[FOM] Question about satisfiability
Daniel Leivant
leivant at cs.indiana.edu
Fri Sep 7 20:34:34 EDT 2007
] It is known that not only propositional satisfiability is NP-hard for
] CNF formulas F, but also the problem of finding a Boolean vector which
] satisfies at least k clauses of a given formula is, in general, NP-hard.
The problem of interest is satisfying at least k clauses in a
*** 2CNF formula ***,
i.e. with at most 2 literals in each disjunctive clause.
Otherwise 3CNF satisfiability is a special case of the above.

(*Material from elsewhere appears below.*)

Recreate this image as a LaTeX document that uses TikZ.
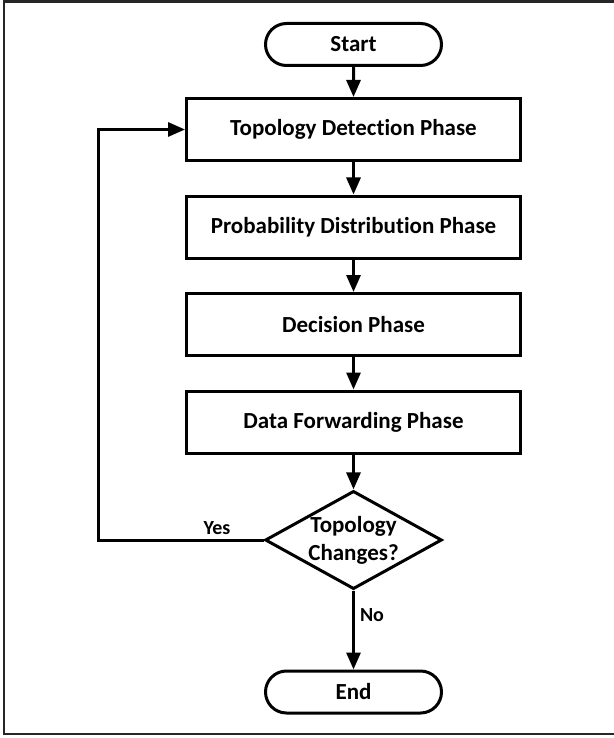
\documentclass[tikz,border=0pt]{standalone}
\usepackage{fontspec}
\setmainfont{Carlito}[Ligatures=NoCommon]
\usetikzlibrary{arrows.meta,shapes.geometric,shapes.misc}
\begin{document}
\begin{tikzpicture}[x=1pt,y=-1pt,
  every node/.style={font=\bfseries\fontsize{23}{26}\selectfont, line width=3pt, draw=black, fill=white, inner sep=0pt},
  phase/.style={rectangle, minimum width=334pt, minimum height=62pt},
  terminal/.style={rounded rectangle, minimum width=176pt, minimum height=42pt},
  decision/.style={diamond, aspect=1.8, minimum width=176pt, minimum height=97pt, align=center, font=\bfseries\fontsize{23}{27}\selectfont},
  flow/.style={line width=3pt, -{Triangle[length=17pt,width=14pt]}},
  tag/.style={draw=none, fill=none, font=\bfseries\fontsize{20}{22}\selectfont}
]
\useasboundingbox (0,0) rectangle (613,738);
% outer frame, its right side runs off the page
\draw[line width=2.5pt, draw=black!85] (4,1.5) rectangle (640,734);

\node[terminal] (start) at (353.5,44.5) {Start};
\node[phase] (topo) at (353.5,129.5) {Topology Detection Phase};
\node[phase] (prob) at (353.5,227) {Probability Distribution Phase};
\node[phase] (dec) at (353.5,324.5) {Decision Phase};
\node[phase] (fwd) at (353.5,422) {Data Forwarding Phase};
\node[decision] (chg) at (353.5,540) {Topology\\[1pt]Changes?};
\node[terminal] (end) at (353.5,692) {End};
\coordinate (loop) at (98,0);

\draw[flow] (start) -- (topo);
\draw[flow] (topo) -- (prob);
\draw[flow] (prob) -- (dec);
\draw[flow] (dec) -- (fwd);
\draw[flow] (fwd) -- (chg);
\draw[flow] (chg) -- (end);
\node[tag] (no) at (372,615) {No};
\draw[flow] (chg.west) -| (loop |- chg.west) |- (topo.west);
\node[tag] (yes) at (217,528) {Yes};
\end{tikzpicture}
\end{document}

] Is it true that the problem of finding (given a CNF formula F and k) a
] Boolean vector which satisfies at most k clauses of F is NP-hard?
]
] (If it is, then some problems of data processing in the presence of
] outliers are also NP-hard).
Here the problem is non-trivial even for 3-clauses. But it seems
NP complete already for 2CNF.
Let G[x,y,z] be the 2CNF gadget
(x v -y) (y v -z) (z v -x)
If a valuation V satisfies all or none of x,y,z, then it satisfies
all three clauses above. Otherwise V satisfies exactly two.
Given a 3CNF formula F with c clauses, let F' be the 2CNF formula with
3c clauses, obtained by replacing each clause AvBvC of F by G[A,B,C].
Thus every valuation satisfies at least 2c clauses of F'.
A valuation V NAE-satisfies F (i.e. satisfies 1 or 2 of the literals
in each 3-clause, but not all three), iff V satisfies at most 2c
(i.e. exactly 2c) of the 3c clauses of F'.
Since NAE-3CNF satisfiability is NP complete, so is the given problem.